How many lines in the records below contain the word "LaTeX"? Answer with the number alone.

--- Given data ---

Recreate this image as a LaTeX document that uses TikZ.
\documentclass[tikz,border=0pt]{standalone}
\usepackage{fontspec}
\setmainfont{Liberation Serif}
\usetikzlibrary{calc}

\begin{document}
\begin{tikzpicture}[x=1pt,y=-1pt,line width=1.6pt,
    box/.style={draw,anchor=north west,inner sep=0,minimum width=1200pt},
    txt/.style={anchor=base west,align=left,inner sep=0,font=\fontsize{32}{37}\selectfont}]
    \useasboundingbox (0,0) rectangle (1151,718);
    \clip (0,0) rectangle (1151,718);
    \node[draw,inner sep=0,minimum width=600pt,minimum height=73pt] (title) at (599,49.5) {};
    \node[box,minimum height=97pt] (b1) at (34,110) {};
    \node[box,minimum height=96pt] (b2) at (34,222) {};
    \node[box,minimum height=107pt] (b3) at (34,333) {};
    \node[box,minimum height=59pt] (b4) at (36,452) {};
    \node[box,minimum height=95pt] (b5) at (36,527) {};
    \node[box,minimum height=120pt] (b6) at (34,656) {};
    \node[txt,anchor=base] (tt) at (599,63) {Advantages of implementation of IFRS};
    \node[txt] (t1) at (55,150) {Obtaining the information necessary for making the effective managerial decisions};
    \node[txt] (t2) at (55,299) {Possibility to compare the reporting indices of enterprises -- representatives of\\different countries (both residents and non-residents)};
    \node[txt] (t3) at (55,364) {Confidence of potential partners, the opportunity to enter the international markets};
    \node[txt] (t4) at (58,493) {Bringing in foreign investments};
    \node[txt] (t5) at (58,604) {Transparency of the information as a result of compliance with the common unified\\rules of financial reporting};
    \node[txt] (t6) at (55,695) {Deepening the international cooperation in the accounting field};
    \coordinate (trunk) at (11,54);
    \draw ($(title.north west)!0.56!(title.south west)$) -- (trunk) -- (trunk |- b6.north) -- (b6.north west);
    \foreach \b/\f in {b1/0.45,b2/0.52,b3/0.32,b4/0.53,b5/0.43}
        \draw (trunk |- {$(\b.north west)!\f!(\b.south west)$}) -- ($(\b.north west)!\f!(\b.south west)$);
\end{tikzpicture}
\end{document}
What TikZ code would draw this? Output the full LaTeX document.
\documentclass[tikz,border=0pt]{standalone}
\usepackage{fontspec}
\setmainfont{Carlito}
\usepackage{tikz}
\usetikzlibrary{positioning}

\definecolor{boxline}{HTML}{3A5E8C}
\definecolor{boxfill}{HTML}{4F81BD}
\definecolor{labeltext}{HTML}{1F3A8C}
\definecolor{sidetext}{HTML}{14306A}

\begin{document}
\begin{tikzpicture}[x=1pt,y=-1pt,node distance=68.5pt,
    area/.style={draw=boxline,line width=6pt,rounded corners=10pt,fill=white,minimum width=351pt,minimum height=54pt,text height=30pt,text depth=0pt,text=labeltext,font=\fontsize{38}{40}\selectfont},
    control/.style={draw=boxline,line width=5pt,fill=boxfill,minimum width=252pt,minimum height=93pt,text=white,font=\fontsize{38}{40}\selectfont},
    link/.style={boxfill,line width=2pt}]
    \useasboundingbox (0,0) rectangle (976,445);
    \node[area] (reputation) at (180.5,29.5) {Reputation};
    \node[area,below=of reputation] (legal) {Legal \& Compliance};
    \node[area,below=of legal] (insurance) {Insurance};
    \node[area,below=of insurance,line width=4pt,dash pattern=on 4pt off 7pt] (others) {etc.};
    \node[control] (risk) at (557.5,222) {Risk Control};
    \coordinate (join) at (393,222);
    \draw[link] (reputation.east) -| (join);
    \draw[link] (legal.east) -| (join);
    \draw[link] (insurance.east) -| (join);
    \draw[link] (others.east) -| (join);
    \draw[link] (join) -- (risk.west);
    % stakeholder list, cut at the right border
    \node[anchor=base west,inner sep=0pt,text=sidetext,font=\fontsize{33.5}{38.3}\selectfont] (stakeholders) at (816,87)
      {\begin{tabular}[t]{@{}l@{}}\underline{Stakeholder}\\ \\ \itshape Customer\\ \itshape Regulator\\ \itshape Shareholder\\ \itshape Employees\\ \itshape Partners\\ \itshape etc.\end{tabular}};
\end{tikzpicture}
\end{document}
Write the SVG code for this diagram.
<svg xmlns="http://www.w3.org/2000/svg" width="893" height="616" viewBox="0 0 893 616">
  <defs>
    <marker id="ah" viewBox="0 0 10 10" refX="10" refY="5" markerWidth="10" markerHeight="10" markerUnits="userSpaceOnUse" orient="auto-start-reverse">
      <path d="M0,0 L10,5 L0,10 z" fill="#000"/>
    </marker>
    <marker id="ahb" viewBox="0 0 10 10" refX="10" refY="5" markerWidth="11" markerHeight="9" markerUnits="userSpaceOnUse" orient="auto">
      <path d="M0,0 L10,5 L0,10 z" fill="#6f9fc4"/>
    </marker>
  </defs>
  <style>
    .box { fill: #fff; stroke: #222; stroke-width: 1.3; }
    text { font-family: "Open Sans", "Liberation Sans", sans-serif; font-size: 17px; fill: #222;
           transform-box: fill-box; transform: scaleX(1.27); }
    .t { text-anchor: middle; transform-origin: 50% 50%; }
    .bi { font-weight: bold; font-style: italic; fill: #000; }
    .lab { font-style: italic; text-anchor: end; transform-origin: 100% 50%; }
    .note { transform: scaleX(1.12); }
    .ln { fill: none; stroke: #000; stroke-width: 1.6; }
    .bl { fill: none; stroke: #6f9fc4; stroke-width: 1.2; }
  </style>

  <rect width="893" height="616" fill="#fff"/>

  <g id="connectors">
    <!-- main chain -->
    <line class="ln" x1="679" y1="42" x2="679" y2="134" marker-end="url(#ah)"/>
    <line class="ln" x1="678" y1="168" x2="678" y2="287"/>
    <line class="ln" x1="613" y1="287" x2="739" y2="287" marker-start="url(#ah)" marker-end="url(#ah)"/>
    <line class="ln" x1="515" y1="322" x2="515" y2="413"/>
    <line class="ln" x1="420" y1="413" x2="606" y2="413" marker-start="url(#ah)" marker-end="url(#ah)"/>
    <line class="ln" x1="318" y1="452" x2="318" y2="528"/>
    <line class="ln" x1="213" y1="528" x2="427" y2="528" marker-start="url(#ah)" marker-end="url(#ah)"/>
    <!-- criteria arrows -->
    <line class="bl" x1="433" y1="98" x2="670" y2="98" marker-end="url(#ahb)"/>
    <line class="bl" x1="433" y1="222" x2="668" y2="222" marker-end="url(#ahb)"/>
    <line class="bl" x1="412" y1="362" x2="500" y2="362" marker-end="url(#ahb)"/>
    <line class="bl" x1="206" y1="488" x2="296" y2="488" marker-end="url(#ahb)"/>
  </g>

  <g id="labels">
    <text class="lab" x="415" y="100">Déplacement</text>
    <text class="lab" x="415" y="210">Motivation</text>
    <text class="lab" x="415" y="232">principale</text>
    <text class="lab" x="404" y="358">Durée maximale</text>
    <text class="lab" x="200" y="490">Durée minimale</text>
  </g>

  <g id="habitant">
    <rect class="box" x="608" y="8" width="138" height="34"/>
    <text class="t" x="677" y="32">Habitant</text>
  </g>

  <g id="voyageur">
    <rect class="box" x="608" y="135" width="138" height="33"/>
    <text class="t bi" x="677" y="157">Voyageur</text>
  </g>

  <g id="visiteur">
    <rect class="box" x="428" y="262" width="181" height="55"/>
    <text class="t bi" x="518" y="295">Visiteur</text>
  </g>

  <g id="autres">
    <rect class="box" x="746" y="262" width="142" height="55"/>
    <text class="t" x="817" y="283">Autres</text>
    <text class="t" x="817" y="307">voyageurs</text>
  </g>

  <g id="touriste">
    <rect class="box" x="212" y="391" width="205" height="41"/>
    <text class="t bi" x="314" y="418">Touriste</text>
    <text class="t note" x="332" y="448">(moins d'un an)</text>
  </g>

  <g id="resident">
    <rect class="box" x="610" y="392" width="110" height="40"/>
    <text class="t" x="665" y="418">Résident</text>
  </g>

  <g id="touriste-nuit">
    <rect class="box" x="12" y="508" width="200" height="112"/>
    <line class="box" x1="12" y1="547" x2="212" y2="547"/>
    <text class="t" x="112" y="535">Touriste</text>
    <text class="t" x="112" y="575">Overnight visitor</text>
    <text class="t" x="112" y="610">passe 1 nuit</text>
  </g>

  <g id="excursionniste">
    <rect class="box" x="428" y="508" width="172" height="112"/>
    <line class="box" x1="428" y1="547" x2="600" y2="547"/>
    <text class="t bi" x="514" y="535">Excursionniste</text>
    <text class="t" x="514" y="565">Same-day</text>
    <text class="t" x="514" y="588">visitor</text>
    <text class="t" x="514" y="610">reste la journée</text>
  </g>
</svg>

---

#### The result:
2